Of course, reading the section about the history of the telephone, was something I wouldn’t forget.
The encyclopedia set in my home was the source for much of the information used in the two school science fairs I participated in.
Today, young people are able to learn about the world by using Internet sources, iPads, and watching YouTube videos.
Although YouTube provides a variety of video content; some of it is just not suitable for children.
Recently, Google began offering a new “family-friendly” software app (application) for children called YouTube Kids.
“The official YouTube Kids app is designed for curious little minds to dive into a world of discovery, learning, and entertainment,” said Google.
This new app is designed to only show age-appropriate videos, channels, and playlists suitable for children.
The YouTube Kids app provides parents and guardians of younger children, peace of mind, in knowing the content being viewed is age-appropriate.
Included in the app is video content provided by teachers, filmmakers, and other content creators.
The YouTube Kids app has large display buttons for simple navigation, is easy to scroll through, includes a voice search function, and starts-up in “instant full-screen” mode.
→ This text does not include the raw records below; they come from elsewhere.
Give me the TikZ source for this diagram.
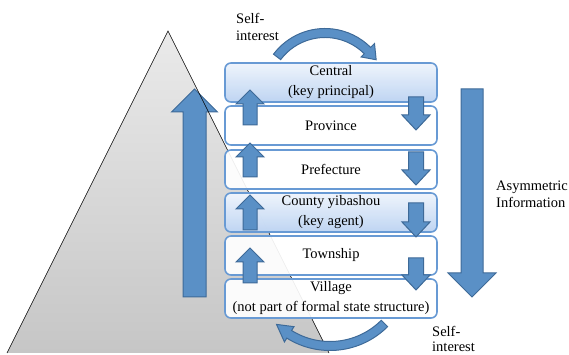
\documentclass[tikz,border=0pt]{standalone}
\usepackage{fontspec}
\setmainfont{Liberation Serif}
\definecolor{boxline}{RGB}{104,154,212}
\definecolor{keytop}{RGB}{238,244,252}
\definecolor{keybot}{RGB}{186,210,242}
\definecolor{arrowfill}{RGB}{90,144,198}
\definecolor{arrowline}{RGB}{62,106,152}
\definecolor{pyrtop}{RGB}{234,234,234}
\definecolor{pyrbot}{RGB}{198,198,198}
\newcommand\BlockArrow[6]{\draw[barrow] ({#1-#4},{#2}) -- ({#1-#4},{#3-(#6)}) -- ({#1-#5},{#3-(#6)}) -- ({#1},{#3}) -- ({#1+#5},{#3-(#6)}) -- ({#1+#4},{#3-(#6)}) -- ({#1+#4},{#2}) -- cycle;}
\begin{document}
\begin{tikzpicture}[x=1pt,y=1pt,
 lvl/.style={draw=boxline, line width=1.6pt, rounded corners=6pt, minimum width=212pt, minimum height=39pt, align=center, fill=white, fill opacity=0.92, text opacity=1, font=\fontsize{14.5}{20}\selectfont, inner sep=0pt},
 keylvl/.style={lvl, top color=keytop, bottom color=keybot},
 barrow/.style={fill=arrowfill, draw=arrowline, line width=1pt, line join=miter},
 lbl/.style={font=\fontsize{14.5}{17}\selectfont, align=left, inner sep=0pt, anchor=west}]
\useasboundingbox (0,0) rectangle (569,355);
% pyramid
\shade[top color=pyrtop, bottom color=pyrbot] (7,2) -- (168,324) -- (329,2) -- cycle;
% big up arrow
\BlockArrow{194.5}{58}{266}{11.5}{23}{23}
\draw[line width=0.6pt] (7,2) -- (168,324) -- (329,2);
% levels
\node[keylvl] (central) at (331,272.5) {Central\\(key principal)};
\node[lvl] (province) at (331,229.5) {Province};
\node[lvl] (prefecture) at (331,185.5) {Prefecture};
\node[keylvl] (county) at (331,142.5) {County yibashou\\(key agent)};
\node[lvl] (township) at (331,99.5) {Township};
\node[lvl] (village) at (331,56.5) {Village\\(not part of formal state structure)};
% small up arrows
\BlockArrow{250}{230}{265}{7}{14}{14}
\BlockArrow{250}{178}{212}{7}{14}{14}
\BlockArrow{250}{125}{160}{7}{14}{14}
\BlockArrow{250}{72}{107}{7}{14}{14}
% small down arrows
\BlockArrow{416}{258}{225}{7.5}{14}{-15}
\BlockArrow{416}{203}{170}{7.5}{14}{-15}
\BlockArrow{416}{152}{118}{7.5}{14}{-15}
\BlockArrow{416}{97}{65}{7.5}{14}{-15}
% big down arrow
\BlockArrow{472}{266}{58}{11}{24}{-24}
% curved arrows
\begin{scope}[shift={(325,262)}]
\draw[barrow] (143:64.5) arc[start angle=143,end angle=45,radius=64.5] -- (45:70) -- (33:61) -- (45:51) -- (45:55.5) arc[start angle=45,end angle=143,radius=55.5] -- cycle;
\end{scope}
\begin{scope}[shift={(330,86)}]
\draw[barrow] (-45:81.5) arc[start angle=-45,end angle=-122,radius=81.5] -- (-122:86) -- (-134:77) -- (-122:68) -- (-122:72.5) arc[start angle=-122,end angle=-45,radius=72.5] -- cycle;
\end{scope}
% labels
\node[lbl] (selftop) at (236,328.5) {Self-\\interest};
\node[lbl, font=\fontsize{14.5}{15.5}\selectfont, anchor=south west] (selfbot) at (432,3) {Self-\\interest};
\node[lbl] (asym) at (496,161) {Asymmetric\\Information};
\end{tikzpicture}
\end{document}
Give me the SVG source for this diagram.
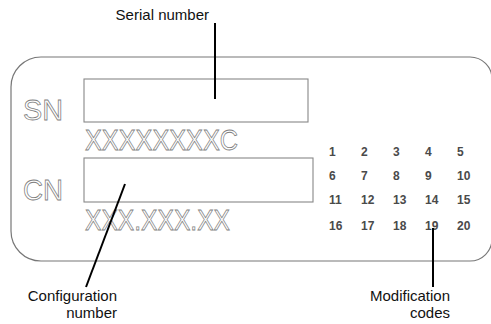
<svg xmlns="http://www.w3.org/2000/svg" width="491" height="324" viewBox="0 0 491 324">
<style>
.frame{fill:none;stroke:#777;stroke-width:1.2}
.box{fill:#fff;stroke:#888;stroke-width:1.1}
.big{font-family:"Liberation Sans",Arial,sans-serif;font-size:30px;fill:#fff;stroke:#808080;stroke-width:0.8}
.num{font-family:"Liberation Sans",Arial,sans-serif;font-size:12px;font-weight:bold;fill:#4a4a4a}
.lbl{font-family:"Liberation Sans",Arial,sans-serif;font-size:15px;fill:#111}
.lead{stroke:#000;stroke-width:2;fill:none}
</style>
<rect width="491" height="324" fill="#fff"/>
<g id="label-plate">
<path class="frame" d="M41,57 H470 A22,22 0 0 1 492,79 V239 A22,22 0 0 1 470,261 H41 A30,30 0 0 1 11,231 V87 A30,30 0 0 1 41,57 Z"/>
</g>
<g id="sn">
<text class="big" x="23" y="120" textLength="40" lengthAdjust="spacingAndGlyphs">SN</text>
<rect class="box" x="84" y="79" width="224" height="43"/>
<text class="big" x="85" y="150" textLength="153" lengthAdjust="spacingAndGlyphs">XXXXXXXXC</text>
</g>
<g id="cn">
<text class="big" x="23" y="200" textLength="40" lengthAdjust="spacingAndGlyphs">CN</text>
<rect class="box" x="84" y="158" width="229" height="44"/>
<text class="big" x="85" y="230" textLength="145" lengthAdjust="spacingAndGlyphs">XXX.XXX.XX</text>
</g>
<g id="mod-codes">
<text class="num" x="329" y="156">1</text><text class="num" x="361" y="156">2</text><text class="num" x="393" y="156">3</text><text class="num" x="425" y="156">4</text><text class="num" x="457" y="156">5</text>
<text class="num" x="329" y="180">6</text><text class="num" x="361" y="180">7</text><text class="num" x="393" y="180">8</text><text class="num" x="425" y="180">9</text><text class="num" x="457" y="180">10</text>
<text class="num" x="329" y="204">11</text><text class="num" x="361" y="204">12</text><text class="num" x="393" y="204">13</text><text class="num" x="425" y="204">14</text><text class="num" x="457" y="204">15</text>
<text class="num" x="329" y="230">16</text><text class="num" x="361" y="230">17</text><text class="num" x="393" y="230">18</text><text class="num" x="425" y="230">19</text><text class="num" x="457" y="230">20</text>
</g>
<g id="label-serial">
<text class="lbl" x="209" y="20" text-anchor="end">Serial number</text>
</g>
<g id="label-config">
<text class="lbl" x="117" y="301" text-anchor="end">Configuration</text>
<text class="lbl" x="117" y="318" text-anchor="end">number</text>
</g>
<g id="label-mod">
<text class="lbl" x="450" y="301" text-anchor="end">Modification</text>
<text class="lbl" x="450" y="318" text-anchor="end">codes</text>
</g>
<g id="connectors">
<line class="lead" x1="215" y1="23" x2="215" y2="99"/>
<line class="lead" x1="125" y1="184" x2="86" y2="287"/>
<line class="lead" x1="433" y1="228" x2="433" y2="287"/>
</g>
</svg>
Children videos and online favorites available with this app include:
• Sesame Street;
• Thomas & Friends.
• Mother Goose Club.
• TuTiTu TV.
• DreamWorks TV.
• Minecraft videos & activities.
• Dinosaur Videos.
• Puppy videos.
• Solar system videos.
• Train videos.
• Preschool science experiments.
• Super simple songs.
When a youngster is browsing through the app’s home screen, they will be seeing child-appropriate video channels and playlists.
In addition to the videos, the app provides access to music, science, crafts, and games that kids can explore in a child-friendly place.
The app allows parents to control the content seen, and to set up a timer (like a bedtime setting) to alert their child when it’s time to stop viewing. This timer can also lock the app.
This app works with today’s two most popular OS’s (operating systems), and can be downloaded at no cost onto your Apple iOS or Android OS smart devices.